Eventually, I crossed the midpoint of the col, and the snow started to thin out a little. I began to make better time. And finally, I saw the hut, and its views of Mt Davis and Mt Isolation. Regrettably, it’s not a perfectly clear view, so the pictures didn’t come out well. But that’s OK. I have a lot of other things to remember about this outing. The views aren’t half bad. And I think it’s less about the summit, and more about enjoying being outside.
Jackson ended up being a lot of fun. It’s got some fantastic views, all over the place. And the trail, while steep in many bits, never felt that harsh. I made it to the top in a couple hours, and while that’s not everyone’s pace, at the same time, I think anyone could do it within three. The trail up Jackson was in fine shape, as was the Crawford Path. So that worked well. It was just the Webster Cliff trail across the col that got me bogged down.

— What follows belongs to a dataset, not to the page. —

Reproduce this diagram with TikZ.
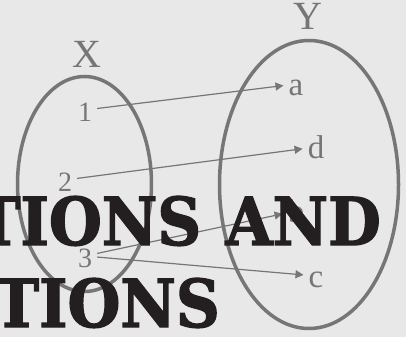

I wouldn’t recommend trying to make the traverse to Pierce. The snow is just too deep. It was a lot of Type II fun, but that still was a very arduous afternoon. Oh well. Even with all that didn’t go right, I’ll be back. It’s a fun mountain, with stellar views.
Nuts and Bolts:
Drive out to the Highland Center, and park in the lot. Walk south along 302, and within about 1/4 mile, you’ll see the sign for the trailhead on the left. Any water crossing will be easily hopped over, which is nice.
Having spoken with the folks at the Highland Center, they assured me that the AMC got their allotment of parking stickers from the Forest Service — both single and double car.